Posted by: Scott | Jun 23, 2011 8:05:30 PM

well paul i dont' need to real it again or chill out! the whole thing boils down to this!

"The question presented is whether the Confrontation Clause permits the prosecution to introduce a forensic laboratory report containing a testimonial certification — made for the purpose of proving a particular fact — through the in-court testimony of a scientist who did not sign the certification or perform or observe the test reported in thecertification. We hold that surrogate testimony of that order does not meet the constitutional requirement."

It's pretty simple. whoever does the TEST and WRITES the report must be the one ON THE STAND to back up and explain the report!

doesn't take a rocket scientist or politician or even a lawyer or JUDGE to figure that out!

like i said if the courts started TOSSING every conviction with prejeduce in each case with this problem IT MIGHT SINK IN!

Posted by: rodsmith | Jun 24, 2011 12:21:56 AM

Anon,

The courts would probably claim those are business records, in that the trial transcripts and whatever other records are made are not created for the sole purpose of proving a fact at a later trial. They are created for the efficient running of the courts or some such rather than proof of any particular matter. This differs from a lab analyst's report which is created specifically for the purpose of proving something at a possible trial.

What I think would be an interesting question along these lines, would this rationale allow the introduction of tests that were done for some other reason? Say quality control, or a private DNA test that was undertaken for whatever reason so long as it was intended for some use other than trial? Such scenarios are way easier to envision in the civil rather than criminal context but I'm sure there's some way to make such a pattern reality.

Posted by: Soronel Haetir | Jun 24, 2011 8:36:39 AM

Soronel Haetir - "The courts would probably claim those are business records, in that the trial transcripts and whatever other records are made are not created for the sole purpose of proving a fact at a later trial."

What about if retained or used to prove a prior or enhance a sentence?
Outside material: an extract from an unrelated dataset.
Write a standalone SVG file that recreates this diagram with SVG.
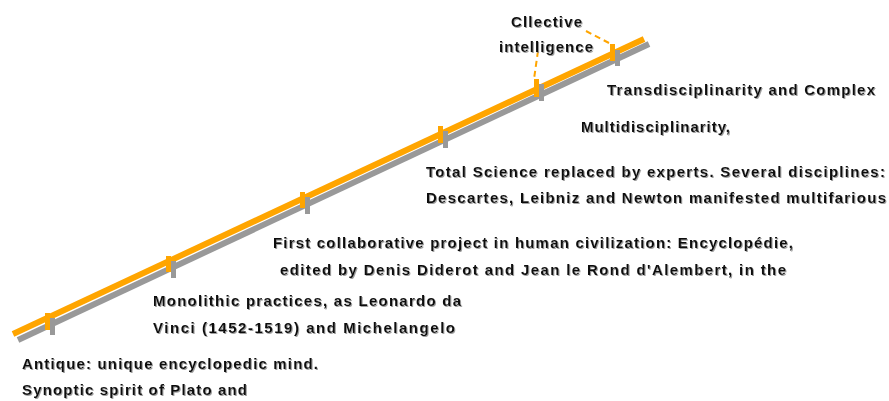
<svg xmlns="http://www.w3.org/2000/svg" width="889" height="401" viewBox="0 0 889 401">
<defs>
<filter id="sh" x="-5%" y="-30%" width="110%" height="160%">
<feDropShadow dx="1" dy="1" stdDeviation="0.4" flood-color="#888" flood-opacity="0.8"/>
</filter>
<style>
.t{font-family:"Liberation Sans",Arial,sans-serif;font-size:15px;font-weight:bold;fill:#111;filter:url(#sh)}
.g{stroke:#999;stroke-width:6;fill:none}
.o{stroke:#FFA500;stroke-width:6;fill:none}
.gt{fill:#999}
.ot{fill:#FFA500}
.d{stroke:#FFA500;stroke-width:2;stroke-dasharray:6 4;fill:none}
</style>
</defs>
<rect width="889" height="401" fill="#fff"/>
<g id="connectors">
<line class="g" x1="18" y1="340" x2="649" y2="44"/>
<line class="o" x1="13" y1="334" x2="644" y2="39"/>
<path class="d" d="M586 31 L609 43"/>
<path class="d" d="M538 51 L534 79"/>
</g>
<g id="tick1"><rect class="gt" x="50" y="318" width="5" height="17"/><rect class="ot" x="45" y="313" width="5" height="17"/></g>
<g id="tick2"><rect class="gt" x="171" y="261" width="5" height="17"/><rect class="ot" x="166" y="256" width="5" height="16"/></g>
<g id="tick3"><rect class="gt" x="305" y="197" width="5" height="17"/><rect class="ot" x="300" y="192" width="5" height="16"/></g>
<g id="tick4"><rect class="gt" x="443" y="131" width="5" height="17"/><rect class="ot" x="438" y="126" width="5" height="17"/></g>
<g id="tick5"><rect class="gt" x="539" y="84" width="5" height="17"/><rect class="ot" x="534" y="79" width="5" height="18"/></g>
<g id="tick6"><rect class="gt" x="615" y="50" width="5" height="16"/><rect class="ot" x="610" y="44" width="5" height="17"/></g>
<g id="label-collective">
<text class="t" x="511" y="27" textLength="71" lengthAdjust="spacing">Cllective</text>
<text class="t" x="499" y="52" textLength="94" lengthAdjust="spacing">intelligence</text>
</g>
<g id="label-trans">
<text class="t" x="607" y="95" textLength="268" lengthAdjust="spacing">Transdisciplinarity and Complex</text>
</g>
<g id="label-multi">
<text class="t" x="581" y="132" textLength="149" lengthAdjust="spacing">Multidisciplinarity,</text>
</g>
<g id="label-total">
<text class="t" x="426" y="177" textLength="459" lengthAdjust="spacing">Total Science replaced by experts. Several disciplines:</text>
<text class="t" x="426" y="203" textLength="460" lengthAdjust="spacing">Descartes, Leibniz and Newton manifested multifarious</text>
</g>
<g id="label-first">
<text class="t" x="273" y="248" textLength="520" lengthAdjust="spacing">First collaborative project in human civilization: Encyclopédie,</text>
<text class="t" x="280" y="275" textLength="506" lengthAdjust="spacing">edited by Denis Diderot and Jean le Rond d'Alembert, in the</text>
</g>
<g id="label-mono">
<text class="t" x="153" y="306" textLength="308" lengthAdjust="spacing">Monolithic practices, as Leonardo da</text>
<text class="t" x="153" y="333" textLength="302" lengthAdjust="spacing">Vinci (1452-1519) and Michelangelo</text>
</g>
<g id="label-antique">
<text class="t" x="22" y="369" textLength="296" lengthAdjust="spacing">Antique: unique encyclopedic mind.</text>
<text class="t" x="22" y="395" textLength="225" lengthAdjust="spacing">Synoptic spirit of Plato and</text>
</g>
</svg>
Isn't that the primary reason for retaining criminal records?

Posted by: Anan | Jun 24, 2011 12:29:25 PM

Alan,

Except the fact of a prior conviction need not be proven to a jury.

And I think the courts would say they retain such records for things like instructing prison officials how long they can or must hold onto someone, or for conducting appeals, or so that the public can inspect the workings of the courts. Most any rationale will do so long as it's not that they are maintained for later proof to a jury.

Posted by: Soronel Haetir | Jun 24, 2011 1:15:29 PM

Soronel Haetir - you appear to refer to the record of conviction. Those are court documents. But what if the only document left is a hearsay disposition that was so incomplete the DOJ had to search its database to match it up to an individual?

Posted by: Anon | Jun 24, 2011 6:59:57 PM

Justice Sotomayor's separate opinion appears to narrow things slightly; that may be the only result from her replacing Justice Souter.

The connecting to sentencing law is that this is the same basic 5 member formalist/legalist majority that has been the bulwark for Blakely, Apprendi, etc., as against the same 4 pragmatists among the dissenters. Views on the Confrontation Clause are related to views on the Sixth Amendment.